A video popped up earlier this month in which Manny Oliver — whose son Joaquin was murdered — took on Louis C.K. mocking Parkland survivors. What do you think of it?
I think YouTube finally justified its existence. When the Louis C.K. thing happened, I expected to be ashamed at myself for giggling at whatever horrible thing he said. But it was just horrible. Louis wasn’t even trying, not even really telling a joke, just a perplexing lashing out. I love Manuel Oliver. He is the most creative activist I’ve ever come across. And that’s incredibly valuable. The trouble with activism — and the dirty little secret of anyone supporting them — is that it can grow tiresome. We can only hear your pleas so many times without wanting it to stop, or we just lose interest. The Parkland kids are good, but Tio Manny is the master. He keeps blowing me away with his audacity, which he has standing to do in a way that even the kids don’t. I don’t think they could or would cross the line to Manny’s morbid territory (like painting gun scopes on kids and then bashing holes through their hearts and spattering red paint). Because they had friends die, but not their own child. Manny can go there. And he does. God bless him. Can’t wait to see what he comes up with next.
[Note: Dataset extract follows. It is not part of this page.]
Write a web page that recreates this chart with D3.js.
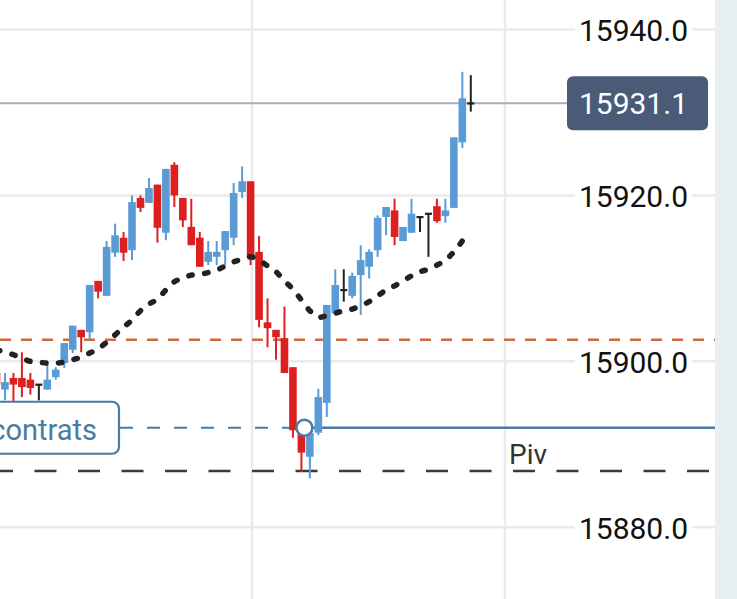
<!DOCTYPE html>
<html lang="en">
<head>
    <meta charset="UTF-8">
    <title>Candles</title>
    <script src="https://d3js.org/d3.v7.min.js"></script>
    <style>
        body { margin: 0; background: #fff; }
        svg { display: block; font-family: Roboto, "Noto Sans", sans-serif; }
        .axis .domain { display: none; }
    </style>
</head>
<body>
    <svg id="chart" width="737" height="599"></svg>
    <script>
        // OHLC, oldest first
        const opens  = [15898.6, 15896.6, 15898.0, 15898.0, 15897.8, 15897.2, 15896.6, 15898.1, 15899.8, 15901.4,
                        15903.8, 15903.5, 15909.7, 15907.9, 15913.1, 15914.9, 15913.4, 15919.7, 15919.1, 15921.3,
                        15915.5, 15923.7, 15919.7, 15916.2, 15914.9, 15912.0, 15912.6, 15913.4, 15914.9, 15920.4,
                        15921.7, 15913.2, 15904.7, 15903.8, 15902.8, 15899.3, 15891.4, 15888.5, 15891.4, 15895.0,
                        15905.8, 15908.6, 15907.9, 15910.4, 15911.4, 15913.4, 15917.4, 15918.2, 15914.5, 15915.5,
                        15917.4, 15917.8, 15918.7, 15917.5, 15918.5, 15926.4, 15931.1];
        const highs  = [15899.0, 15898.6, 15898.6, 15901.1, 15898.6, 15897.2, 15899.9, 15899.3, 15902.2, 15904.3,
                        15903.8, 15909.2, 15909.7, 15914.5, 15916.6, 15915.6, 15920.0, 15920.0, 15922.1, 15921.3,
                        15923.2, 15924.0, 15919.7, 15919.6, 15915.6, 15914.5, 15914.5, 15915.7, 15921.5, 15923.5,
                        15921.7, 15915.1, 15907.6, 15903.8, 15906.6, 15899.3, 15891.4, 15892.1, 15896.7, 15906.8,
                        15911.1, 15911.1, 15910.7, 15914.0, 15913.5, 15917.6, 15918.6, 15919.6, 15916.2, 15919.6,
                        15917.4, 15917.8, 15919.6, 15919.6, 15927.0, 15934.9, 15934.5];
        const lows   = [15896.0, 15895.3, 15895.1, 15895.7, 15896.0, 15895.3, 15896.6, 15897.8, 15899.2, 15901.0,
                        15901.1, 15902.6, 15907.6, 15907.9, 15912.6, 15912.1, 15912.2, 15918.0, 15919.1, 15914.3,
                        15914.6, 15918.6, 15916.2, 15914.0, 15911.4, 15911.6, 15911.6, 15911.6, 15914.0, 15919.7,
                        15911.6, 15904.1, 15901.7, 15900.2, 15898.6, 15890.8, 15886.7, 15885.9, 15891.1, 15893.3,
                        15905.8, 15907.2, 15907.6, 15905.6, 15910.0, 15912.6, 15915.2, 15914.0, 15914.5, 15915.5,
                        15915.6, 15912.6, 15916.7, 15916.7, 15918.5, 15925.7, 15930.1];
        const closes = [15897.2, 15897.5, 15897.2, 15896.9, 15896.8, 15897.2, 15897.8, 15899.0, 15902.2, 15904.3,
                        15902.9, 15909.2, 15908.4, 15913.8, 15915.2, 15913.1, 15919.2, 15918.5, 15920.9, 15916.1,
                        15923.2, 15920.0, 15917.0, 15914.0, 15911.4, 15913.2, 15913.2, 15915.7, 15920.3, 15921.7,
                        15912.6, 15905.0, 15904.0, 15902.9, 15898.6, 15891.7, 15889.0, 15891.4, 15895.7, 15906.8,
                        15909.2, 15908.6, 15910.3, 15912.2, 15913.2, 15917.3, 15918.6, 15915.0, 15916.2, 15917.8,
                        15917.4, 15917.8, 15916.9, 15918.2, 15927.0, 15931.7, 15931.1];

        // dotted average line, one value per candle (none on the last one)
        const maValues = [15901.4, 15901.1, 15900.8, 15900.4, 15900.0, 15899.9, 15899.8, 15899.8, 15899.9, 15900.2,
                          15900.5, 15901.0, 15901.5, 15902.3, 15903.2, 15904.1, 15905.0, 15906.1, 15906.9, 15907.5,
                          15908.6, 15909.6, 15910.0, 15910.4, 15910.5, 15910.7, 15911.0, 15911.5, 15912.0, 15912.3,
                          15912.6, 15912.2, 15911.5, 15910.8, 15909.7, 15908.7, 15907.4, 15906.1, 15905.3, 15905.5,
                          15905.8, 15906.1, 15906.3, 15906.7, 15907.2, 15907.9, 15908.6, 15909.1, 15909.7, 15910.3,
                          15910.8, 15911.1, 15911.6, 15912.2, 15913.2, 15914.5];

        const yTicks = [15880, 15900, 15920, 15940];
        const lastPrice = 15931.1;
        const orangeLevel = 15902.6;
        const orderLevel = 15892.0;
        const pivLevel = 15886.8;
        const orderLabel = "contrats";
        const pivLabel = "Piv";

        const candles = opens.map((o, i) => ({i, o, h: highs[i], l: lows[i], c: closes[i]}));

        const svg = d3.select("#chart");
        const W = 737, H = 599;
        const plotRight = 715;

        const x = d3.scaleLinear().domain([0, candles.length - 1]).range([-3.5, 470.8]);
        const y = d3.scaleLinear().domain([15880, 15940]).range([527.3, 29.5]);

        const blue = "#5b9bd5", red = "#dd1f1f", dark = "#222";
        const colour = d => d.c > d.o ? blue : (d.c < d.o ? red : dark);

        // right side panel
        svg.append("rect").attr("x", plotRight).attr("y", 0).attr("width", W - plotRight).attr("height", H)
            .attr("fill", "#e8eff2");

        // grid
        const grid = svg.append("g");
        grid.selectAll("line.h").data(yTicks).join("line")
            .attr("x1", 0).attr("x2", plotRight)
            .attr("y1", d => y(d)).attr("y2", d => y(d))
            .attr("stroke", "#ebebeb").attr("stroke-width", 2.5);
        grid.selectAll("line.v").data([252, 505]).join("line")
            .attr("x1", d => d).attr("x2", d => d)
            .attr("y1", 0).attr("y2", H)
            .attr("stroke", "#ebebeb").attr("stroke-width", 2.5);

        // axis labels
        const axis = svg.append("g").attr("class", "axis").attr("transform", "translate(688,0)")
            .call(d3.axisLeft(y).tickValues(yTicks).tickFormat(d3.format(".1f")).tickSize(0).tickPadding(0));
        axis.selectAll("text").attr("font-size", 30).attr("font-family", "Roboto").attr("fill", "#111").attr("dy", "0.38em")
            .each(function() {
                const b = this.getBBox();
                d3.select(this.parentNode).insert("rect", "text")
                    .attr("x", b.x - 4).attr("y", -4).attr("width", b.width + 8).attr("height", 8)
                    .attr("fill", "#fff");
            });

        // horizontal levels
        const levels = svg.append("g");
        levels.append("line")
            .attr("x1", 0).attr("x2", plotRight).attr("y1", y(orangeLevel)).attr("y2", y(orangeLevel))
            .attr("stroke", "#d2693c").attr("stroke-width", 2.5).attr("stroke-dasharray", "11 10");
        levels.append("line")
            .attr("x1", 0).attr("x2", plotRight).attr("y1", y(pivLevel)).attr("y2", y(pivLevel))
            .attr("stroke", "#3a3a3a").attr("stroke-width", 2.5).attr("stroke-dasharray", "22 21.5")
            .attr("stroke-dashoffset", 9);
        levels.append("line")
            .attr("x1", 120).attr("x2", x(36) + 3).attr("y1", y(orderLevel)).attr("y2", y(orderLevel))
            .attr("stroke", "#4a7ba3").attr("stroke-width", 2).attr("stroke-dasharray", "13 14");
        levels.append("line")
            .attr("x1", x(36) + 3).attr("x2", plotRight).attr("y1", y(orderLevel)).attr("y2", y(orderLevel))
            .attr("stroke", "#4a7ba3").attr("stroke-width", 2.5);
        levels.append("line")
            .attr("x1", 0).attr("x2", 567).attr("y1", y(lastPrice)).attr("y2", y(lastPrice))
            .attr("stroke", "#a6aeb9").attr("stroke-width", 2);

        levels.append("text")
            .attr("x", 509).attr("y", y(pivLevel) - 7)
            .attr("font-size", 28).attr("fill", "#333")
            .text(pivLabel);

        // candles
        const cg = svg.append("g");
        const bodyW = 7.6;
        cg.selectAll("line.wick").data(candles).join("line")
            .attr("x1", d => x(d.i)).attr("x2", d => x(d.i))
            .attr("y1", d => y(d.h)).attr("y2", d => y(d.l))
            .attr("stroke", colour).attr("stroke-width", 2);
        cg.selectAll("rect.body").data(candles).join("rect")
            .attr("x", d => d.c === d.o ? x(d.i) - 3.5 : x(d.i) - bodyW / 2)
            .attr("width", d => d.c === d.o ? 7 : bodyW)
            .attr("y", d => d.c === d.o ? y(d.o) - 1 : y(Math.max(d.o, d.c)))
            .attr("height", d => d.c === d.o ? 2.2 : Math.max(1.5, Math.abs(y(d.o) - y(d.c))))
            .attr("fill", colour);

        // dotted average
        const maLine = d3.line().x((d, i) => x(i)).y(d => y(d)).curve(d3.curveMonotoneX);
        svg.append("path")
            .attr("d", maLine(maValues))
            .attr("fill", "none").attr("stroke", dark).attr("stroke-width", 5.5)
            .attr("stroke-linecap", "round").attr("stroke-dasharray", "3.5 12.5");

        // order label
        svg.append("rect")
            .attr("x", -20).attr("y", y(orderLevel) - 26).attr("width", 139).attr("height", 52).attr("rx", 7)
            .attr("fill", "#fff").attr("stroke", "#4a7ba3").attr("stroke-width", 2.2);
        svg.append("text")
            .attr("x", 97).attr("y", y(orderLevel) + 12).attr("text-anchor", "end")
            .attr("font-size", 29).attr("fill", "#4a7ba3")
            .text(orderLabel);

        svg.append("circle")
            .attr("cx", x(36) + 3).attr("cy", y(orderLevel)).attr("r", 8)
            .attr("fill", "#fff").attr("stroke", "#4a7ba3").attr("stroke-width", 2.5);

        // last price tag
        const tag = svg.append("g").attr("transform", `translate(567,${y(lastPrice)})`);
        tag.append("rect").attr("x", 0).attr("y", -27).attr("width", 141).attr("height", 54).attr("rx", 6)
            .attr("fill", "#4a5b78");
        tag.append("text").attr("x", 121).attr("y", 11).attr("text-anchor", "end")
            .attr("font-size", 30).attr("fill", "#fff")
            .text(d3.format(".1f")(lastPrice));
    </script>
</body>
</html>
Compared to our first conversation, you sound rejuvenated, which also comes through in Parkland. Are you?
Definitely. I had a couple of brief freak-outs the first time I went to Florida, maybe one the second time, and no more. In fact, my PTSD was getting cured. I feel better than at any time since April 20, 1999. Their enthusiasm was contagious, everything the kids were doing had a palpable joie de vivre. Changing gun laws will take years, but politics is a momentum game and it’s now on our side. The 2018 midterms called bullshit on the NRA as the big, scary boogeyman. The House was holding hearings on gun violence last week. Elections matter. People in the United States are finally tired of this horrible fucking tragedy we’ve let go on for 20 years. These Parkland kids literally healed me. And what they’re doing for me is what I think they’re doing for America. I do truly believe this is the beginning of the end. The heart of the Parkland story is hope.
This interview has been condensed and slightly edited.